Diamond also points to the practical realities of trying to come up with a perfect 50-50 split of parenting time.
“If one parent works crazy hours in the evening and the other is able to care for the children when they are out of school, it does not make sense for a parent to find a third-party caregiver rather than the other parent,” he says.
“We are talking about a child’s development and growth.”
Diamond also says the maximum contact principle is a sufficient safeguard to ensure that both parents get as much contact as possible when a child’s best interests are taken into account.
“Having maximum contact doesn’t necessarily mean you need a rebuttable presumption. Custody is and should be equal in many cases, but the primary focus must always be the best interests of the children,” he says. “Children have a right to a parenting plan that reflects their best interests.”
Ludmer agrees that the case law is moving toward equal shared parenting, but he says there is still a need for legislative change.
“The current maximum contact principle is not working because it is too vague and nonspecific and leaves everything to judicial discretion. It is ignored for the most part in practice, despite lots of decisions which do try to address it,” he says.

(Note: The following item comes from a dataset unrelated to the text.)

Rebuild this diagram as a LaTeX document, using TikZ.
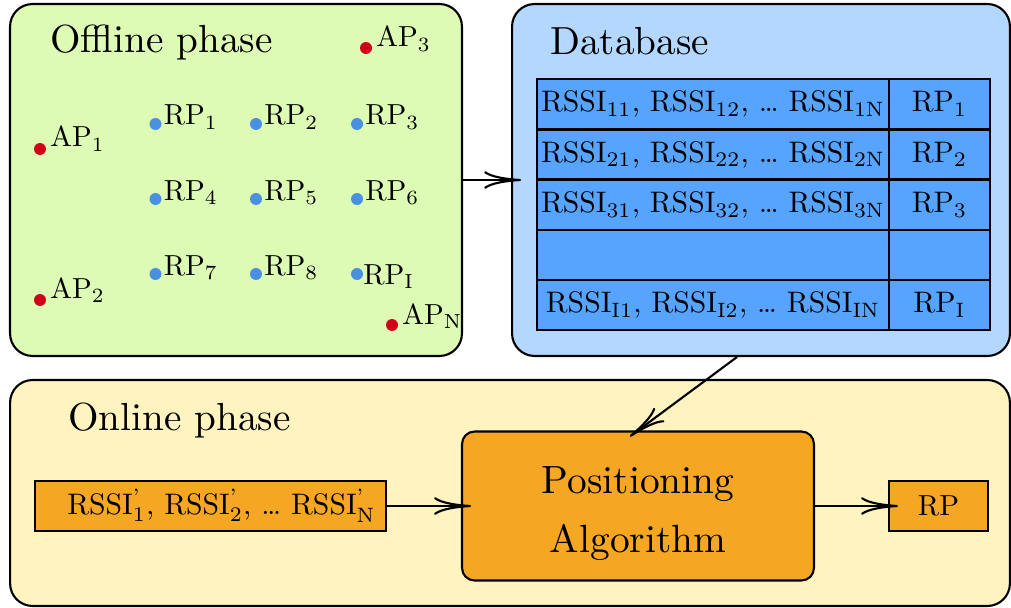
\documentclass[tikz,border=0pt]{standalone}
\usepackage{amsmath}
\usepackage{graphicx}
\usetikzlibrary{arrows.meta,calc}

\definecolor{offlinebg}{HTML}{DDFBB4}
\definecolor{databg}{HTML}{B4D7FF}
\definecolor{cellblue}{HTML}{57A4FF}
\definecolor{onlinebg}{HTML}{FFF4BF}
\definecolor{boxorange}{HTML}{F5A623}
\definecolor{apred}{HTML}{D0021B}
\definecolor{rpblue}{HTML}{4A90E2}

% text is set at 10pt and enlarged as a whole
\newcommand\ttl[1]{\scalebox{2.23}{#1}}
\newcommand\sm[1]{\scalebox{1.65}{#1}}
\newcommand\tb[1]{\scalebox{1.69}{#1}}

\begin{document}
\begin{tikzpicture}[x=0.02cm,y=-0.02cm,
  font=\normalsize,
  panel/.style={draw=black, line width=1.2pt, rounded corners=0.45cm, inner sep=0pt},
  cell/.style={draw=black, line width=1.2pt, fill=cellblue, minimum height=1.0cm, inner sep=0pt},
  widecell/.style={cell, minimum width=7.04cm},
  narrowcell/.style={cell, minimum width=2.02cm},
  orangebox/.style={draw=black, line width=1.2pt, fill=boxorange, inner sep=0pt},
  title/.style={anchor=base west, inner sep=0pt},
  apdot/.style={circle, fill=apred, inner sep=0pt, minimum size=0.24cm},
  rpdot/.style={circle, fill=rpblue, inner sep=0pt, minimum size=0.24cm},
  lbl/.style={anchor=base west, inner sep=0pt},
  flow/.style={line width=1.2pt, shorten >=-0.2cm,
    -{Computer Modern Rightarrow[length=21pt,width=10pt]}}
]
\useasboundingbox (0,0) rectangle (1011,608);

% ---------- panels ----------
\node[panel, fill=offlinebg, minimum width=9.04cm, minimum height=7.04cm] (offline) at (236,180) {};
\node[panel, fill=databg, minimum width=9.96cm, minimum height=7.04cm] (db) at (761,180) {};
\node[panel, fill=onlinebg, minimum width=20cm, minimum height=4.52cm] (online) at (510,493) {};

\node[title] (offlinettl) at (50,53) {\ttl{Offline phase}};
\node[title] (dbttl) at (550,55) {\ttl{Database}};
\node[title] (onlinettl) at (68,430) {\ttl{Online phase}};

% ---------- access points and reference points ----------
\node[apdot] (ap1) at (40,149) {};
\node[apdot] (ap2) at (40,300) {};
\node[apdot] (ap3) at (366,48) {};
\node[apdot] (apn) at (392,325) {};

\node[rpdot] (rp1) at (155.5,124) {};
\node[rpdot] (rp2) at (256,124) {};
\node[rpdot] (rp3) at (357,124) {};
\node[rpdot] (rp4) at (155.5,199) {};
\node[rpdot] (rp5) at (256,199) {};
\node[rpdot] (rp6) at (357,199) {};
\node[rpdot] (rp7) at (155.5,274) {};
\node[rpdot] (rp8) at (256,274) {};
\node[rpdot] (rpi) at (357,274) {};

\node[lbl] (ap1l) at ($(ap1)+(10,-2)$) {\sm{AP$_1$}};
\node[lbl] (ap2l) at ($(ap2)+(10,-2)$) {\sm{AP$_2$}};
\node[lbl] (ap3l) at ($(ap3)+(10,-1)$) {\sm{AP$_3$}};
\node[lbl] (apnl) at ($(apn)+(10,-1)$) {\sm{AP$_\mathrm{N}$}};

\node[lbl] (rp1l) at ($(rp1)+(8,1)$) {\sm{RP$_1$}};
\node[lbl] (rp2l) at ($(rp2)+(8,1)$) {\sm{RP$_2$}};
\node[lbl] (rp3l) at ($(rp3)+(8,1)$) {\sm{RP$_3$}};
\node[lbl] (rp4l) at ($(rp4)+(8,1)$) {\sm{RP$_4$}};
\node[lbl] (rp5l) at ($(rp5)+(8,1)$) {\sm{RP$_5$}};
\node[lbl] (rp6l) at ($(rp6)+(8,1)$) {\sm{RP$_6$}};
\node[lbl] (rp7l) at ($(rp7)+(8,1)$) {\sm{RP$_7$}};
\node[lbl] (rp8l) at ($(rp8)+(8,1)$) {\sm{RP$_8$}};
\node[lbl] (rpil) at ($(rpi)+(6,10)$) {\sm{RP$_\mathrm{I}$}};

% ---------- fingerprint table ----------
\node[widecell] (r1a) at (713,104) {\tb{RSSI$_{11}$, RSSI$_{12}$, \dots{} RSSI$_{1\mathrm{N}}$}};
\node[narrowcell] (r1b) at (939.5,104) {\tb{RP$_1$}};
\node[widecell] (r2a) at (713,154.5) {\tb{RSSI$_{21}$, RSSI$_{22}$, \dots{} RSSI$_{2\mathrm{N}}$}};
\node[narrowcell] (r2b) at (939.5,154.5) {\tb{RP$_2$}};
\node[widecell] (r3a) at (713,205) {\tb{RSSI$_{31}$, RSSI$_{32}$, \dots{} RSSI$_{3\mathrm{N}}$}};
\node[narrowcell] (r3b) at (939.5,205) {\tb{RP$_3$}};
\node[widecell] (r4a) at (713,255) {};
\node[narrowcell] (r4b) at (939.5,255) {};
\node[widecell] (r5a) at (713,305) {\tb{RSSI$_{\mathrm{I}1}$, RSSI$_{\mathrm{I}2}$, \dots{} RSSI$_{\mathrm{IN}}$}};
\node[narrowcell] (r5b) at (939.5,305) {\tb{RP$_\mathrm{I}$}};

% ---------- online phase ----------
\node[orangebox, minimum width=7.02cm, minimum height=1.0cm] (meas) at (210.5,506)
  {\hspace{0.44cm}\tb{RSSI$^{\text{'}}_{1}$, RSSI$^{\text{'}}_{2}$, \dots{} RSSI$^{\text{'}}_{\mathrm{N}}$}};
\node[orangebox, rounded corners=0.25cm, minimum width=7.04cm, minimum height=2.98cm] (algo) at (638,506)
  {\scalebox{2.24}{\begin{tabular}{@{}c@{}}\rule{0pt}{12.4pt}Positioning\\[3pt]Algorithm\end{tabular}}};
\node[orangebox, minimum width=1.98cm, minimum height=1.0cm] (res) at (938.5,506) {\sm{RP}};

% ---------- connectors ----------
\coordinate (dbout) at ($(db.south west)!0.452!(db.south east)$);
\draw[flow] (offline.east) -- (db.west);
\draw[flow] (dbout) -- (algo.north);
\draw[flow] (meas.east) -- (algo.west);
\draw[flow] (algo.east) -- (res.west);
\end{tikzpicture}
\end{document}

“There is a complete lack of consistency and self-represented litigants fare poorly as they can’t make the arguments necessary or properly access the applicable law.”
Ludmer says that making every case start with the expectation of a 50-50 split will also reduce the court’s workload.
“You look at the amount of money the family court system is costing the taxpayer. There is no empirical evidence it is well spent. Imagine if you remove all the cases for normal parents, who both have strengths and weaknesses and have both had substantial contact with the child,” he says.
“If they are both normative within the spectrum of parenting knowledge and styles, we should stop looking for the marginally better parent.”
However, Diamond says the outcomes of this approach can be damaging to the child.
“A presumption leads to very arbitrary and capricious parenting plans that don’t meet the child’s needs. Fear of this regime is more concerning than the need to reduce court time,” he says.
Kopping-Pavars prefers to address the underlying forces that fuel the desire for full custody or for an exact 50-50 split and, thereby, free the parties to concentrate on the best interests of the child.
“In a peacemaking process, these emotions and points of view can come to the table. Some parents feel if they don’t get 50-50 custody they are less of a parent,” she says.
“Sometimes, all they need is to hear the other parent say, ‘I acknowledge you as a parent.’ Sometimes, they want an apology. The court doesn’t allow these gems to come into the courtroom, because lawyers won’t allow it.”